(EXERCISE)
Return all lines that include the string "with".

(DATA LINES)
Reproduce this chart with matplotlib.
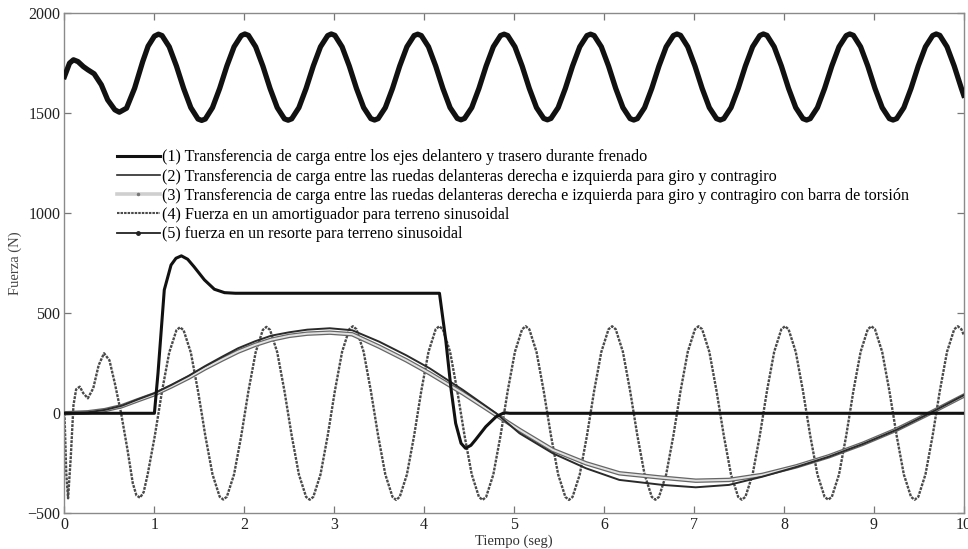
import matplotlib
matplotlib.use("Agg")
import matplotlib.pyplot as plt
import matplotlib.patheffects as pe
from matplotlib.lines import Line2D

plt.rcParams['font.family'] = ['Liberation Serif', 'DejaVu Serif']

labels = [
    "(1) Transferencia de carga entre los ejes delantero y trasero durante frenado",
    "(2) Transferencia de carga entre las ruedas delanteras derecha e izquierda para giro y contragiro",
    "(3) Transferencia de carga entre las ruedas delanteras derecha e izquierda para giro y contragiro con barra de torsión",
    "(4) Fuerza en un amortiguador para terreno sinusoidal",
    "(5) fuerza en un resorte para terreno sinusoidal",
]

# (1) braking load transfer
t_brake = [0, 1.0, 1.04, 1.11, 1.185, 1.24, 1.30, 1.37, 1.44, 1.556, 1.667, 1.78, 1.9,
           4.17, 4.24, 4.30, 4.35, 4.41, 4.46, 4.52, 4.57, 4.685, 4.80, 4.89, 4.95, 10.0]
f_brake = [0, 0, 200, 617, 741, 775, 787, 770, 733, 667, 620, 603, 600,
           600, 366, 117, -50, -150, -175, -160, -133, -67, -17, 3, 0, 0]

# (2) and (3) lateral load transfer, without / with torsion bar
t_turn = [0, 0.26, 0.45, 0.64, 0.82, 1.0, 1.19, 1.38, 1.56, 1.75, 1.93, 2.12, 2.3, 2.5,
          2.7, 2.95, 3.2, 3.5, 3.8, 4.06, 4.43, 4.8, 5.06, 5.43, 5.8, 6.17, 6.65, 7.02,
          7.39, 7.76, 8.14, 8.5, 8.88, 9.25, 9.62, 10.0]
f_turn = [0, 5, 17, 38, 70, 100, 142, 187, 235, 282, 325, 360, 388, 405,
          418, 425, 415, 358, 290, 225, 117, 0, -100, -200, -275, -333, -358, -370,
          -358, -317, -268, -217, -153, -83, 0, 90]
f_turn_bar = [0, 5, 16, 36, 66, 95, 135, 178, 224, 268, 308, 342, 368, 387,
              398, 403, 395, 333, 265, 200, 100, -8, -83, -183, -250, -300, -322, -337,
              -333, -308, -265, -215, -152, -82, 0, 88]

# time samples of the steady part of (4) and (5), one row per cycle
t_wave = [
    1.045, 1.085, 1.165, 1.245, 1.285, 1.325, 1.405, 1.485, 1.526, 1.566, 1.646, 1.726, 1.766, 1.806, 1.886, 1.966,
    2.006, 2.046, 2.126, 2.206, 2.246, 2.286, 2.366, 2.446, 2.487, 2.527, 2.607, 2.687, 2.727, 2.767, 2.847, 2.927,
    2.967, 3.007, 3.087, 3.167, 3.207, 3.247, 3.327, 3.407, 3.448, 3.488, 3.568, 3.648, 3.688, 3.728, 3.808, 3.888,
    3.928, 3.968, 4.048, 4.128, 4.168, 4.208, 4.288, 4.368, 4.409, 4.449, 4.529, 4.609, 4.649, 4.689, 4.769, 4.849,
    4.889, 4.929, 5.009, 5.089, 5.129, 5.169, 5.249, 5.329, 5.370, 5.410, 5.490, 5.570, 5.610, 5.650, 5.730, 5.810,
    5.850, 5.890, 5.970, 6.050, 6.090, 6.130, 6.210, 6.290, 6.331, 6.371, 6.451, 6.531, 6.571, 6.611, 6.691, 6.771,
    6.811, 6.851, 6.931, 7.011, 7.051, 7.091, 7.171, 7.251, 7.292, 7.332, 7.412, 7.492, 7.532, 7.572, 7.652, 7.732,
    7.772, 7.812, 7.892, 7.972, 8.012, 8.052, 8.132, 8.212, 8.253, 8.293, 8.373, 8.453, 8.493, 8.533, 8.613, 8.693,
    8.733, 8.773, 8.853, 8.933, 8.973, 9.013, 9.093, 9.173, 9.214, 9.254, 9.334, 9.414, 9.454, 9.494, 9.574, 9.654,
    9.694, 9.734, 9.814, 9.894, 9.934, 9.974, 10.0,
]

# (4) damper force
t_damp0 = [0, 0.02, 0.04, 0.07, 0.10, 0.13, 0.17, 0.21, 0.26, 0.32, 0.38, 0.44, 0.50,
           0.56, 0.63, 0.70, 0.76, 0.80, 0.84, 0.88, 0.925, 1.005]
f_damp0 = [0, -300, -425, -220, 40, 120, 133, 100, 75, 125, 240, 300, 265,
           150, 0, -180, -350, -410, -422, -395, -306, -112]
f_damp = [
    0, 111, 304, 415, 430, 415, 304, 111, 0, -112, -305, -417, -431, -417, -305, -112,
    0, 112, 305, 417, 432, 417, 305, 112, 0, -112, -306, -418, -432, -418, -306, -112,
    0, 112, 307, 420, 435, 420, 307, 112, 0, -112, -306, -418, -433, -418, -306, -112,
    0, 112, 307, 420, 435, 420, 307, 112, 0, -112, -306, -418, -433, -418, -306, -112,
    0, 112, 307, 420, 435, 420, 307, 112, 0, -112, -306, -418, -433, -418, -306, -112,
    0, 112, 307, 420, 435, 420, 307, 112, 0, -112, -306, -418, -432, -418, -306, -112,
    0, 112, 307, 420, 435, 420, 307, 112, 0, -112, -306, -418, -432, -418, -306, -112,
    0, 112, 307, 420, 435, 420, 307, 112, 0, -112, -306, -418, -432, -418, -306, -112,
    0, 112, 307, 420, 435, 420, 307, 112, 0, -112, -306, -418, -432, -418, -306, -112,
    0, 112, 307, 420, 435, 420, 392,
]

# (5) spring force
t_spring0 = [0, 0.056, 0.10, 0.15, 0.21, 0.26, 0.33, 0.41, 0.48, 0.56, 0.61, 0.69,
             0.78, 0.87, 0.93, 1.0]
f_spring0 = [1683, 1750, 1767, 1758, 1733, 1717, 1697, 1642, 1567, 1517, 1505, 1525,
             1625, 1758, 1835, 1885]
f_spring = [
    1895, 1888, 1832, 1736, 1680, 1624, 1528, 1471, 1464, 1471, 1528, 1624, 1680, 1736, 1832, 1888,
    1896, 1889, 1832, 1736, 1680, 1624, 1528, 1472, 1465, 1472, 1528, 1624, 1680, 1736, 1832, 1888,
    1896, 1889, 1832, 1736, 1680, 1624, 1528, 1473, 1466, 1473, 1528, 1624, 1680, 1736, 1832, 1888,
    1895, 1888, 1832, 1736, 1680, 1624, 1528, 1474, 1467, 1474, 1528, 1624, 1680, 1736, 1832, 1888,
    1895, 1888, 1832, 1736, 1680, 1624, 1528, 1474, 1467, 1474, 1528, 1624, 1680, 1736, 1832, 1888,
    1895, 1888, 1832, 1736, 1680, 1624, 1528, 1473, 1466, 1473, 1528, 1624, 1680, 1736, 1832, 1888,
    1896, 1889, 1832, 1736, 1680, 1624, 1528, 1473, 1466, 1473, 1528, 1624, 1680, 1736, 1832, 1888,
    1896, 1889, 1832, 1736, 1680, 1624, 1528, 1473, 1466, 1473, 1528, 1624, 1680, 1736, 1832, 1888,
    1896, 1889, 1832, 1736, 1680, 1624, 1528, 1473, 1466, 1473, 1528, 1624, 1680, 1736, 1832, 1888,
    1896, 1889, 1832, 1736, 1680, 1624, 1590,
]

fig = plt.figure(figsize=(9.68, 5.49), dpi=100)
ax = fig.add_axes([0.0666, 0.065, 0.929, 0.911])

ax.plot(t_damp0 + t_wave, f_damp0 + f_damp, color='#4a4a4a', lw=1.7,
        ls=(0, (1.2, 0.5)), zorder=2)
ax.plot(t_turn, f_turn_bar, color='#e2e2e2', lw=1.4, zorder=3,
        path_effects=[pe.Stroke(linewidth=3.2, foreground='#666666'), pe.Normal()])
ax.plot(t_turn, f_turn, color='#2a2a2a', lw=1.4, zorder=3)
ax.plot(t_brake, f_brake, color='#111111', lw=2.2, zorder=4)
ax.plot(t_spring0 + t_wave, f_spring0 + f_spring, color='#111111', lw=3.8,
        solid_joinstyle='round', zorder=4)

ax.set_xlim(0, 10)
ax.set_ylim(-500, 2000)
ax.set_xticks(range(0, 11))
ax.set_yticks([-500, 0, 500, 1000, 1500, 2000])
ax.tick_params(direction='in', length=5, width=0.9, color='#777777',
               top=True, right=True, labelsize=11.5, labelcolor='#222222', pad=3)
for s in ax.spines.values():
    s.set_color('#8a8a8a')
    s.set_linewidth(1.0)

ax.set_xlabel('Tiempo (seg)', fontsize=10.5, color='#333333', labelpad=1)
ax.set_ylabel('Fuerza (N)', fontsize=10.5, color='#444444', labelpad=4)

handles = [
    Line2D([], [], color='#111111', lw=2.2),
    Line2D([], [], color='#2a2a2a', lw=1.2),
    Line2D([], [], color='#cfcfcf', lw=2.6, marker='.', ms=3, mfc='#777777', mec='#777777'),
    Line2D([], [], color='#4a4a4a', lw=1.5, ls=(0, (1.2, 0.5))),
    Line2D([], [], color='#222222', lw=1.3, marker='.', ms=5),
]
ax.legend(handles, labels, loc='upper left', bbox_to_anchor=(0.058, 0.7278),
          frameon=False, fontsize=11.6, handlelength=2.67, handletextpad=0.15,
          labelspacing=0.2, borderaxespad=0, borderpad=0)

fig.savefig('out.png', dpi=100)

(SOLUTION FOR THIS PROBLEM)
Reproduce this chart with matplotlib.
# (2) and (3) lateral load transfer, without / with torsion bar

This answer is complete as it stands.